Drop every picture. Then return, exactly, the lines from the beginning of the listing below through the one containing "109.1, 108.7, 109.0, 109.2];".

==========

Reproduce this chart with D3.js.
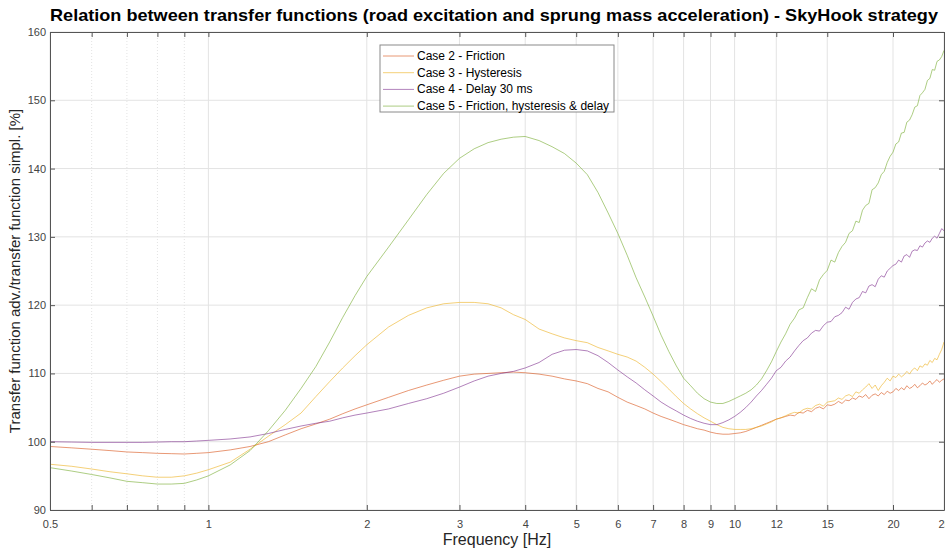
<!doctype html>
<html lang="en">
<head>
  <meta charset="utf-8">
  <script src="https://d3js.org/d3.v7.min.js"></script>
  <style>
    body { margin: 0; background: #fff; }
    svg { display: block; font-family: "Liberation Sans", Arial, sans-serif; }
  </style>
</head>
<body>
  <script>
    // frequency points [Hz]
    var freq = [0.5, 0.55, 0.6, 0.65, 0.7, 0.75, 0.8, 0.85, 0.9, 0.95, 1.0,
      1.1, 1.2, 1.3, 1.4, 1.5, 1.6, 1.7, 1.8, 1.9, 2.0,
      2.2, 2.4, 2.6, 2.8, 3.0, 3.2, 3.4, 3.6, 3.8, 4.0,
      4.25, 4.5, 4.75, 5.0, 5.25, 5.5, 5.75, 6.0, 6.25, 6.5, 6.75, 7.0, 7.25, 7.5, 7.75, 8.0,
      8.25, 8.5, 8.75, 9.0, 9.25, 9.5, 9.75, 10, 10.25, 10.5, 10.75, 11, 11.25, 11.5, 11.75, 12,
      12.25, 12.5, 12.75, 13, 13.25, 13.5, 13.75, 14, 14.25, 14.5, 14.75, 15, 15.25, 15.5, 15.75, 16,
      16.25, 16.5, 16.75, 17, 17.25, 17.5, 17.75, 18, 18.25, 18.5, 18.75, 19, 19.25, 19.5, 19.75, 20,
      20.25, 20.5, 20.75, 21, 21.25, 21.5, 21.75, 22, 22.25, 22.5, 22.75, 23, 23.25, 23.5, 23.75, 24,
      24.25, 24.5, 24.75, 25];

    var case2 = [99.3, 99.1, 98.9, 98.7, 98.5, 98.4, 98.3, 98.25, 98.2, 98.3, 98.4,
      98.8, 99.3, 100.0, 101.0, 101.9, 102.6, 103.3, 104.1, 104.8, 105.4,
      106.5, 107.5, 108.3, 109.0, 109.6, 109.9, 110.0, 110.1, 110.2, 110.1,
      109.9, 109.6, 109.2, 108.9, 108.5, 107.8, 107.3, 106.5, 105.8, 105.3, 104.8, 104.2, 103.7, 103.3, 102.9, 102.5,
      102.2, 101.9, 101.7, 101.4, 101.2, 101.1, 101.1, 101.2, 101.3, 101.5, 101.8, 102.1, 102.4, 102.7, 103.0, 103.3,
      103.5, 103.7, 103.9, 103.8, 104.3, 104.2, 104.6, 104.4, 104.9, 105.1, 104.8, 105.4, 105.3, 105.5, 105.9, 105.6,
      106.1, 106.0, 106.4, 106.2, 106.7, 106.5, 106.9, 106.3, 106.8, 107.0, 106.7, 107.2, 106.9, 107.4, 107.1, 107.3,
      107.8, 107.5, 107.9, 107.6, 108.2, 107.8, 108.0, 108.4, 107.9, 108.2, 108.6, 108.3, 108.5, 108.9, 108.4, 108.8,
      109.1, 108.7, 109.0, 109.2];

    var case3 = [96.7, 96.4, 96.0, 95.6, 95.3, 95.0, 94.8, 94.8, 95.0, 95.4, 95.9,
      97.0, 98.9, 100.8, 102.5, 104.2, 106.6, 108.8, 110.8, 112.6, 114.2,
      116.8, 118.5, 119.6, 120.2, 120.4, 120.4, 120.2, 119.6, 118.6, 117.9,
      116.5, 115.8, 115.2, 114.8, 114.5, 113.8, 113.3, 112.8, 112.4, 111.8, 110.9, 109.9, 108.8, 107.7, 106.6, 105.6,
      104.8, 104.1, 103.5, 103.0, 102.5, 102.1, 101.9, 101.8, 101.8, 101.8, 101.9, 102.1, 102.3, 102.6, 102.9, 103.3,
      103.5, 103.8, 104.1, 104.3, 104.2, 104.7, 104.9, 104.8, 105.3, 105.5, 105.2, 105.8, 105.9, 106.0, 106.4, 106.2,
      106.7, 106.9, 106.6, 107.3, 107.1, 107.6, 108.0, 108.5, 107.8, 108.3, 107.5, 108.2, 108.7, 109.3, 108.9, 109.6,
      109.4, 109.9, 109.5, 109.8, 110.3, 109.9, 110.5, 110.8, 110.4, 111.1, 110.9, 111.4, 111.2, 111.9, 111.6, 112.2,
      112.0, 112.8, 113.5, 114.6];

    var case4 = [100.0, 99.95, 99.9, 99.9, 99.9, 99.9, 99.95, 100.0, 100.0, 100.1, 100.2,
      100.4, 100.7, 101.2, 101.8, 102.3, 102.7, 103.0, 103.5, 103.9, 104.2,
      104.8, 105.6, 106.3, 107.1, 108.0, 108.9, 109.6, 110.0, 110.3, 110.8,
      111.6, 112.8, 113.4, 113.5, 113.3, 112.6, 111.6, 110.5, 109.5, 108.6, 107.6, 106.7, 105.8, 105.1, 104.5, 103.9,
      103.4, 103.0, 102.7, 102.5, 102.5, 102.8, 103.2, 103.7, 104.3, 105.0, 105.8, 106.7, 107.5, 108.4, 109.3, 110.4,
      110.9, 111.8, 112.4, 113.3, 114.1, 114.8, 115.2, 115.9, 116.3, 116.2, 117.0, 117.5, 117.6, 118.3, 118.5, 118.9,
      119.7, 119.4, 120.4, 120.9, 121.1, 122.0, 121.8, 122.8, 123.0, 122.7, 123.8, 124.3, 124.1, 125.0, 125.4, 125.8,
      126.0, 126.6, 126.3, 127.2, 127.4, 127.0, 127.9, 128.1, 128.0, 128.7, 128.5, 129.1, 129.4, 129.2, 129.8, 130.1,
      129.8, 130.5, 131.2, 130.9];

    var case5 = [96.2, 95.7, 95.2, 94.7, 94.2, 94.0, 93.8, 93.8, 93.9, 94.4, 95.0,
      96.6, 98.7, 101.6, 104.6, 107.8, 111.0, 114.6, 118.2, 121.4, 124.2,
      128.5, 132.5, 136.2, 139.3, 141.5, 142.9, 143.8, 144.3, 144.6, 144.7,
      144.1, 143.2, 142.2, 140.8, 139.1, 136.5, 133.5, 130.5, 127.3, 124.0, 121.2, 118.4, 115.6, 113.2, 111.1, 109.3,
      108.2, 107.1, 106.3, 105.8, 105.6, 105.6, 105.9, 106.3, 106.7, 107.1, 107.6, 108.3, 109.2, 110.4, 111.7, 113.2,
      114.6, 115.8, 117.2, 118.1, 119.3, 119.6, 121.1, 122.4, 122.0, 123.7, 124.5, 125.1, 126.6, 126.3, 127.7, 128.6,
      129.2, 130.5, 130.9, 132.3, 132.1, 133.9, 134.6, 134.9, 136.9, 137.2, 137.9, 139.1, 139.6, 140.9, 141.8, 142.4,
      143.6, 143.9, 145.2, 145.3, 146.8, 147.1, 147.9, 149.0, 149.2, 150.7, 151.1, 151.6, 152.9, 153.2, 154.5, 154.4,
      155.7, 155.9, 156.4, 157.3];

    var seriesNames = ["Case 2 - Friction", "Case 3 - Hysteresis", "Case 4 - Delay 30 ms",
                       "Case 5 - Friction, hysteresis & delay"];
    var seriesValues = [case2, case3, case4, case5];
    var seriesColors = ["#D95319", "#EDB120", "#7E2F8E", "#77AC30"];

    var xTicks = [0.5, 1, 2, 3, 4, 5, 6, 7, 8, 9, 10, 12, 15, 20, 25];
    var xMinor = [0.6, 0.7, 0.8, 0.9];
    var yTicks = [90, 100, 110, 120, 130, 140, 150, 160];

    var width = 945, height = 551;
    var plotL = 50, plotR = 944, plotT = 32, plotB = 510;

    var svg = d3.select("body").append("svg")
        .attr("width", width)
        .attr("height", height);

    var x = d3.scaleLog().domain([0.5, 25]).range([plotL, plotR]);
    var y = d3.scaleLinear().domain([90, 160]).range([plotB, plotT]);

    // grid
    var grid = svg.append("g");
    grid.selectAll(".vg").data(xTicks).enter().append("line")
        .attr("x1", d => x(d)).attr("x2", d => x(d))
        .attr("y1", plotT).attr("y2", plotB)
        .attr("stroke", "#e3e3e3").attr("stroke-width", 1);
    grid.selectAll(".vm").data(xMinor).enter().append("line")
        .attr("x1", d => x(d)).attr("x2", d => x(d))
        .attr("y1", plotT).attr("y2", plotB)
        .attr("stroke", "#e3e3e3").attr("stroke-width", 1)
        .attr("stroke-dasharray", "1,2");
    grid.selectAll(".hg").data(yTicks).enter().append("line")
        .attr("x1", plotL).attr("x2", plotR)
        .attr("y1", d => y(d)).attr("y2", d => y(d))
        .attr("stroke", "#e3e3e3").attr("stroke-width", 1);

    // lines
    var line = d3.line()
        .x((d, i) => x(freq[i]))
        .y(d => y(d));

    svg.append("g").selectAll("path").data(seriesValues).enter().append("path")
        .attr("d", d => line(d))
        .attr("fill", "none")
        .attr("stroke", (d, i) => seriesColors[i])
        .attr("stroke-width", 1)
        .attr("stroke-opacity", 0.6);

    // axes
    var axisColor = "#555";
    var xAxis = svg.append("g")
        .attr("transform", "translate(0," + plotB + ")")
        .call(d3.axisBottom(x).tickValues(xTicks.concat(xMinor))
              .tickFormat(d => xMinor.indexOf(d) >= 0 ? "" : d)
              .tickSizeInner(-5).tickSizeOuter(0).tickPadding(10));
    var xTop = svg.append("g")
        .attr("transform", "translate(0," + plotT + ")")
        .call(d3.axisTop(x).tickValues(xTicks.concat(xMinor))
              .tickFormat("").tickSizeInner(-5).tickSizeOuter(0));
    var yAxis = svg.append("g")
        .attr("transform", "translate(" + plotL + ",0)")
        .call(d3.axisLeft(y).tickValues(yTicks)
              .tickSizeInner(-5).tickSizeOuter(0).tickPadding(4));
    var yRight = svg.append("g")
        .attr("transform", "translate(" + plotR + ",0)")
        .call(d3.axisRight(y).tickValues(yTicks)
              .tickFormat("").tickSizeInner(-5).tickSizeOuter(0));

    [xAxis, xTop, yAxis, yRight].forEach(function(g) {
      g.select(".domain").attr("stroke", axisColor);
      g.selectAll(".tick line").attr("stroke", axisColor);
      g.selectAll(".tick text")
        .attr("fill", "#444")
        .style("font-size", "11px")
        .style("font-family", "'Liberation Sans', Arial, sans-serif");
    });

    // title and labels
    svg.append("text")
        .attr("x", (plotL + plotR) / 2 - 3).attr("y", 21)
        .attr("text-anchor", "middle")
        .style("font-size", "17px").style("font-weight", "bold")
        .attr("fill", "#000")
        .attr("textLength", 888).attr("lengthAdjust", "spacingAndGlyphs")
        .text("Relation between transfer functions (road excitation and sprung mass acceleration) - SkyHook strategy");

    svg.append("text")
        .attr("x", (plotL + plotR) / 2).attr("y", 545)
        .attr("text-anchor", "middle")
        .style("font-size", "16px")
        .attr("fill", "#262626")
        .text("Frequency [Hz]");

    svg.append("text")
        .attr("transform", "translate(20," + ((plotT + plotB) / 2) + ") rotate(-90)")
        .attr("text-anchor", "middle")
        .style("font-size", "15px")
        .attr("fill", "#262626")
        .text("Transfer function adv./transfer function simpl. [%]");

    // legend
    var legend = svg.append("g").attr("transform", "translate(380,45)");
    legend.append("rect")
        .attr("width", 234).attr("height", 67)
        .attr("fill", "#fff").attr("stroke", "#8a8a8a").attr("stroke-width", 1);
    var items = legend.selectAll(".item").data(seriesNames).enter().append("g")
        .attr("transform", (d, i) => "translate(0," + (11 + i * 16.7) + ")");
    items.append("line")
        .attr("x1", 3).attr("x2", 34)
        .attr("stroke", (d, i) => seriesColors[i])
        .attr("stroke-opacity", 0.6);
    items.append("text")
        .attr("x", 37).attr("y", 4)
        .style("font-size", "12px")
        .attr("fill", "#000")
        .text(d => d);
  </script>
</body>
</html>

==========

* Response for this exercise *
Reproduce this chart with D3.js.
<!doctype html>
<html lang="en">
<head>
  <meta charset="utf-8">
  <script src="https://d3js.org/d3.v7.min.js"></script>
  <style>
    body { margin: 0; background: #fff; }
    svg { display: block; font-family: "Liberation Sans", Arial, sans-serif; }
  </style>
</head>
<body>
  <script>
    // frequency points [Hz]
    var freq = [0.5, 0.55, 0.6, 0.65, 0.7, 0.75, 0.8, 0.85, 0.9, 0.95, 1.0,
      1.1, 1.2, 1.3, 1.4, 1.5, 1.6, 1.7, 1.8, 1.9, 2.0,
      2.2, 2.4, 2.6, 2.8, 3.0, 3.2, 3.4, 3.6, 3.8, 4.0,
      4.25, 4.5, 4.75, 5.0, 5.25, 5.5, 5.75, 6.0, 6.25, 6.5, 6.75, 7.0, 7.25, 7.5, 7.75, 8.0,
      8.25, 8.5, 8.75, 9.0, 9.25, 9.5, 9.75, 10, 10.25, 10.5, 10.75, 11, 11.25, 11.5, 11.75, 12,
      12.25, 12.5, 12.75, 13, 13.25, 13.5, 13.75, 14, 14.25, 14.5, 14.75, 15, 15.25, 15.5, 15.75, 16,
      16.25, 16.5, 16.75, 17, 17.25, 17.5, 17.75, 18, 18.25, 18.5, 18.75, 19, 19.25, 19.5, 19.75, 20,
      20.25, 20.5, 20.75, 21, 21.25, 21.5, 21.75, 22, 22.25, 22.5, 22.75, 23, 23.25, 23.5, 23.75, 24,
      24.25, 24.5, 24.75, 25];

    var case2 = [99.3, 99.1, 98.9, 98.7, 98.5, 98.4, 98.3, 98.25, 98.2, 98.3, 98.4,
      98.8, 99.3, 100.0, 101.0, 101.9, 102.6, 103.3, 104.1, 104.8, 105.4,
      106.5, 107.5, 108.3, 109.0, 109.6, 109.9, 110.0, 110.1, 110.2, 110.1,
      109.9, 109.6, 109.2, 108.9, 108.5, 107.8, 107.3, 106.5, 105.8, 105.3, 104.8, 104.2, 103.7, 103.3, 102.9, 102.5,
      102.2, 101.9, 101.7, 101.4, 101.2, 101.1, 101.1, 101.2, 101.3, 101.5, 101.8, 102.1, 102.4, 102.7, 103.0, 103.3,
      103.5, 103.7, 103.9, 103.8, 104.3, 104.2, 104.6, 104.4, 104.9, 105.1, 104.8, 105.4, 105.3, 105.5, 105.9, 105.6,
      106.1, 106.0, 106.4, 106.2, 106.7, 106.5, 106.9, 106.3, 106.8, 107.0, 106.7, 107.2, 106.9, 107.4, 107.1, 107.3,
      107.8, 107.5, 107.9, 107.6, 108.2, 107.8, 108.0, 108.4, 107.9, 108.2, 108.6, 108.3, 108.5, 108.9, 108.4, 108.8,
      109.1, 108.7, 109.0, 109.2];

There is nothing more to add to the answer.